In this paper we investigate several commonly encountered implementation patterns for rules defining relationships between objects. We then point out the weaknesses of this approaches and discuss several alternative strategies. Finally, we present a simple scripting language for rules and a rule compiler that addresses the problems discussed earlier.

Key Terms in this Chapter

External Fact Store: An external fact store is a data store that provides facts that are referenced in rules. External fact stores can be queried using network protocols. Facts stored in external fact stores are often volatile, the number of facts stored is usually large and the organisation owning the applications querying the external fact stores are not in control of those fact stores.

Antipattern: An antipattern is a structure used in software design that seems to be beneficial initially, but has significant, unintended negative consequences.

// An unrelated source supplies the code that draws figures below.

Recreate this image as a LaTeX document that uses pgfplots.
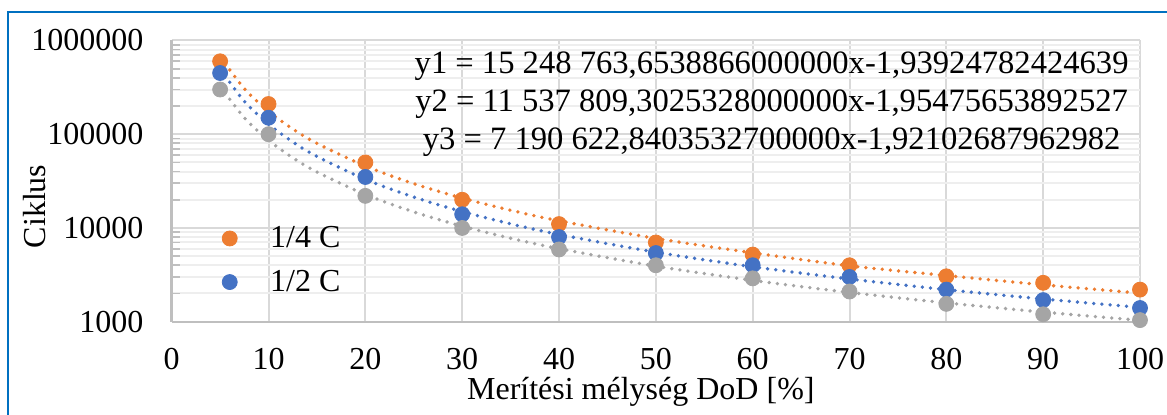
\documentclass[border=0pt]{standalone}
\usepackage{fontspec}
\setmainfont{Liberation Serif}
\usepackage{pgfplots}
\pgfplotsset{compat=1.18}
\definecolor{cOr}{RGB}{237,125,49}
\definecolor{cBl}{RGB}{68,114,196}
\definecolor{cGr}{RGB}{165,165,165}
\definecolor{cGrid}{RGB}{217,217,217}
\definecolor{cMinor}{RGB}{238,238,238}
\definecolor{cAxis}{RGB}{191,191,191}
\definecolor{cBorder}{RGB}{0,112,192}
\begin{document}
\begin{tikzpicture}[font=\fontsize{16}{19}\selectfont]
\useasboundingbox (-85.85pt,-46.15pt) rectangle (497.65pt,160.85pt);
\draw[cBorder, line width=1pt] (-81.7pt,-50pt) -- (-81.7pt,154.7pt) -- (500pt,154.7pt);
\begin{axis}[
  scale only axis, width=484.15pt, height=140.6pt,
  xmin=0, xmax=100, ymode=log, ymin=1000, ymax=1000000,
  clip=false,
  axis lines*=left,
  axis line style={cAxis, line width=1.2pt},
  xtick={0,10,...,100},
  ytick={1000,10000,100000,1000000},
  yticklabels={1000,10000,100000,1000000},
  minor ytick={2000,3000,4000,5000,6000,7000,8000,9000,20000,30000,40000,50000,60000,70000,80000,90000,200000,300000,400000,500000,600000,700000,800000,900000},
  minor x tick num=0,
  ytick pos=left, xtick pos=bottom,
  major tick length=0pt, minor tick length=4pt,
  tick align=inside,
  minor tick style={cAxis, line width=0.9pt},
  xmajorgrids, ymajorgrids, yminorgrids,
  major grid style={cGrid, line width=1pt},
  minor grid style={cMinor, line width=1pt},
  /pgf/number format/assume math mode=true,
  tick label style={font=\fontsize{16}{19}\selectfont},
  yticklabel style={inner sep=0pt, anchor=east, xshift=-14pt},
  xticklabel style={inner sep=0pt, anchor=north, yshift=-13pt},
  xlabel={Merítési mélység DoD [\%]},
  ylabel={Ciklus},
  label style={font=\fontsize{16}{19}\selectfont, inner sep=0pt},
  xlabel style={at={(axis description cs:0.4845,0)}, anchor=base, yshift=-38.7pt},
  ylabel style={at={(axis description cs:-0.1415,0.41)}, anchor=center},
  legend cell align=left,
  legend image code/.code={\draw plot coordinates {(0pt,0pt)};},
  legend style={draw=none, fill=none, inner sep=0pt, outer sep=0pt,
    font=\fontsize{16}{19}\selectfont,
    nodes={inner sep=0pt},
    column sep=16.5pt, row sep=9.7pt,
    at={(axis description cs:0.0522,0.339)}, anchor=north west},
]
\addplot[only marks, mark=*, mark size=3.75pt, color=cOr] coordinates {
(5,600000)(10,210000)(20,50000)(30,20000)(40,11000)(50,7000)(60,5200)(70,4000)(80,3050)(90,2600)(100,2200)};
\addlegendentry{1/4 C}
\addplot[only marks, mark=*, mark size=3.75pt, color=cBl] coordinates {
(5,450000)(10,150000)(20,35000)(30,14000)(40,8000)(50,5400)(60,4000)(70,3000)(80,2200)(90,1700)(100,1400)};
\addlegendentry{1/2 C}
\addplot[only marks, mark=*, mark size=3.75pt, color=cGr, forget plot] coordinates {
(5,300000)(10,100000)(20,22000)(30,10000)(40,5900)(50,4000)(60,2900)(70,2100)(80,1550)(90,1200)(100,1040)};
% trendlines (values of the displayed power fits)
\addplot[cOr, line width=1.9pt, line cap=round, dash pattern=on 0pt off 4.1pt, smooth, forget plot] coordinates {
(5,672600)(7.5,306407)(10,175383)(12.5,113780)(15,79894)(20,45734)(25,29668)(30,20832)(35,15450)(40,11925)(50,7736)(60,5432)(70,3949)(80,3109)(90,2474.5)(100,2017)};
\addplot[cBl, line width=1.9pt, line cap=round, dash pattern=on 0pt off 4.1pt, smooth, forget plot] coordinates {
(5,496374)(7.5,224698)(10,128049)(12.5,82781)(15,57963)(20,33032)(25,21354)(30,14953)(35,11062)(40,8521)(50,5509)(60,3857)(70,2853.7)(80,2198.1)(90,1746)(100,1421.1)};
\addplot[cGr, line width=1.9pt, line cap=round, dash pattern=on 0pt off 4.1pt, smooth, forget plot] coordinates {
(5,326617)(7.5,149883)(10,86245)(12.5,56178)(15,39578)(20,22775)(25,14835)(30,10451)(35,7773)(40,6014)(50,3917)(60,2759.9)(70,2052.5)(80,1588.1)(90,1266.5)(100,1034.5)};
\node[anchor=base, font=\fontsize{16.3}{19}\selectfont] at (axis description cs:0.6196,0.881) {y1 = 15 248 763,6538866000000x-1,93924782424639};
\node[anchor=base, font=\fontsize{16.3}{19}\selectfont] at (axis description cs:0.6196,0.746) {y2 = 11 537 809,3025328000000x-1,95475653892527};
\node[anchor=base, font=\fontsize{16.3}{19}\selectfont] at (axis description cs:0.6196,0.614) {y3 = 7 190 622,8403532700000x-1,92102687962982};
\end{axis}
\end{tikzpicture}
\end{document}
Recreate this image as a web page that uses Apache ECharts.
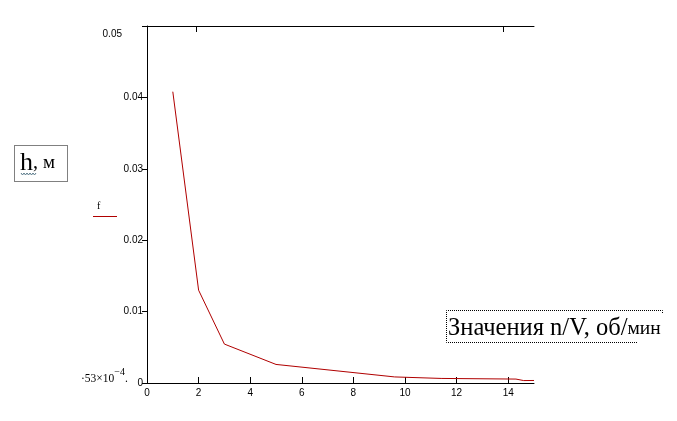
<!DOCTYPE html>
<html>
<head>
<meta charset="utf-8">
<script src="https://cdn.jsdelivr.net/npm/echarts@6/dist/echarts.min.js"></script>
<style>html,body{margin:0;padding:0;background:#fff;}#c{width:677px;height:421px;}</style>
</head>
<body>
<div id="c"></div>
<script>
// data
var xVals = [1, 2, 3, 5, 9.6, 11.4, 14.3, 14.6, 15];
var yVals = [0.0408, 0.0130, 0.00545, 0.0026, 0.00085, 0.00064, 0.00055, 0.00034, 0.000353];
var xTicks = [0, 2, 4, 6, 8, 10, 12, 14];
var yTicks = [0, 0.01, 0.02, 0.03, 0.04, 0.05];
var topTicks = [1.9, 13.8];
var seriesName = 'f';
var yTitle = 'h, ';
var yUnit = 'м';
var xTitle = 'Значения n/V, об/';
var xUnit = 'мин';
var minNote = '·53×10';
var minExp = '−4';

var data = xVals.map(function (x, i) { return [x, yVals[i]]; });

var chart = echarts.init(document.getElementById('c'));
chart.setOption({
  animation: false,
  backgroundColor: '#fff',
  grid: { left: 147, top: 26, right: 143, bottom: 38, containLabel: false },
  xAxis: [{
    type: 'value', min: 0, max: 15, interval: 2,
    axisLine: { show: true, onZero: false, lineStyle: { color: '#000', width: 1 } },
    axisTick: { show: true, inside: true, length: 6, customValues: xTicks, lineStyle: { color: '#000' } },
    axisLabel: { customValues: xTicks, color: '#000', fontFamily: 'Liberation Sans', fontSize: 10, margin: 5 },
    splitLine: { show: false }
  }, {
    type: 'value', min: 0, max: 15, position: 'top',
    axisLine: { show: true, onZero: false, lineStyle: { color: '#000', width: 1 } },
    axisTick: { show: true, inside: true, length: 6, customValues: topTicks, lineStyle: { color: '#000' } },
    axisLabel: { show: false },
    splitLine: { show: false }
  }],
  yAxis: {
    type: 'value', min: 0, max: 0.05, interval: 0.01,
    axisLine: { show: true, onZero: false, lineStyle: { color: '#000', width: 1 } },
    axisTick: { show: true, length: 5, customValues: yTicks, lineStyle: { color: '#000' } },
    axisLabel: {
      customValues: yTicks,
      color: '#000', fontFamily: 'Liberation Sans', fontSize: 10, margin: 4,
      formatter: function (v) {
        if (v === 0) return '0';
        if (Math.abs(v - 0.05) < 1e-9) return '{top|0.05}';
        return v.toFixed(2);
      },
      rich: { top: { fontFamily: 'Liberation Sans', fontSize: 10, color: '#000', padding: [16, 21, 0, 0] } }
    },
    splitLine: { show: false }
  },
  series: [{
    name: seriesName,
    type: 'line',
    data: data,
    showSymbol: false,
    symbol: 'none',
    lineStyle: { color: '#b00000', width: 1 },
    itemStyle: { color: '#b00000' }
  }],
  graphic: [
    // y title box
    { type: 'rect', shape: { x: 14.5, y: 145.5, width: 53, height: 36 },
      style: { fill: 'none', stroke: '#000', lineWidth: 1, lineDash: [1, 1] } },
    { type: 'text', x: 20, y: 176,
      style: { text: '{h|h}{c|, }{m|' + yUnit + '}', textVerticalAlign: 'bottom',
        rich: {
          h: { fontFamily: 'Liberation Serif', fontSize: 26, fill: '#000' },
          c: { fontFamily: 'Liberation Serif', fontSize: 20, fill: '#000' },
          m: { fontFamily: 'Liberation Serif', fontSize: 19, fill: '#000' }
        } } },
    { type: 'polyline', shape: { points: [[21,173],[22.5,175],[24,173],[25.5,175],[27,173],[28.5,175],[30,173],[31.5,175],[33,173],[34.5,175],[36,173]] },
      style: { stroke: '#5a7a8a', lineWidth: 1, fill: 'none' } },
    // legend
    { type: 'text', x: 97, y: 211,
      style: { text: seriesName, fontFamily: 'Liberation Serif', fontSize: 10, fill: '#000', textVerticalAlign: 'bottom' } },
    { type: 'line', shape: { x1: 93, y1: 216.5, x2: 117, y2: 216.5 },
      style: { stroke: '#b00000', lineWidth: 1 } },
    // x title box
    { type: 'polyline', shape: { points: [[662.5, 313], [662.5, 310.5], [446.5, 310.5], [446.5, 342.5], [637, 342.5]] },
      style: { stroke: '#000', lineWidth: 1, lineDash: [1, 1], fill: 'none' } },
    { type: 'text', x: 448, y: 341,
      style: { text: '{a|' + xTitle + '}{b|' + xUnit + '}', textVerticalAlign: 'bottom',
        rich: {
          a: { fontFamily: 'Liberation Serif', fontSize: 24.5, fill: '#000' },
          b: { fontFamily: 'Liberation Serif', fontSize: 19.5, fill: '#000' }
        } } },
    // min note
    { type: 'text', x: 81, y: 385,
      style: { text: '{a|' + minNote + '}{e|' + minExp + '}{a|.}', textVerticalAlign: 'bottom',
        rich: {
          a: { fontFamily: 'Liberation Serif', fontSize: 11.5, fill: '#000', verticalAlign: 'bottom' },
          e: { fontFamily: 'Liberation Serif', fontSize: 10, fill: '#000', padding: [0, 0, 8, 0], verticalAlign: 'bottom' }
        } } }
  ]
});
</script>
</body>
</html>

Dynamic Rule Compilation: Applications reference artefacts that represent rules through interfaces. The integration between application code and interfaces happens at system build time, while the instantiation of these interfaces is done with artefacts that are generated at runtime. Dynamic compilation introduces loose coupling between applications and rules by providing stable interfaces through which applications communicate with artefacts representing rules.

Domain Specific Language: A domain specific language (DSL) is formal language designed for a special domain, the opposite of a general purpose programming language.

Static Rule Compilation: Applications reference classes and other artefacts that represent rule directly. The integration between application code and these artefacts happens at build time. Applications and rules are tightly coupled.

Rule Compiler: A rule compiler is a computer program that translates rules represented in a formal language such as a domain specific language (DSL) for rules or XML into a general purpose programming language.

Design Pattern: A design pattern is a reusable solution for a software design problem. Patterns are platform independent, the same pattern can be used in different environments.

On Demand Computing: Refers to an application design where expensive computations and access to external resources is delayed until it becomes really necessary. This is similar to the lazy initialization design pattern used in programming. A good example for on-demand-computing is how internet search engines handle queries and display only the first chunk of results.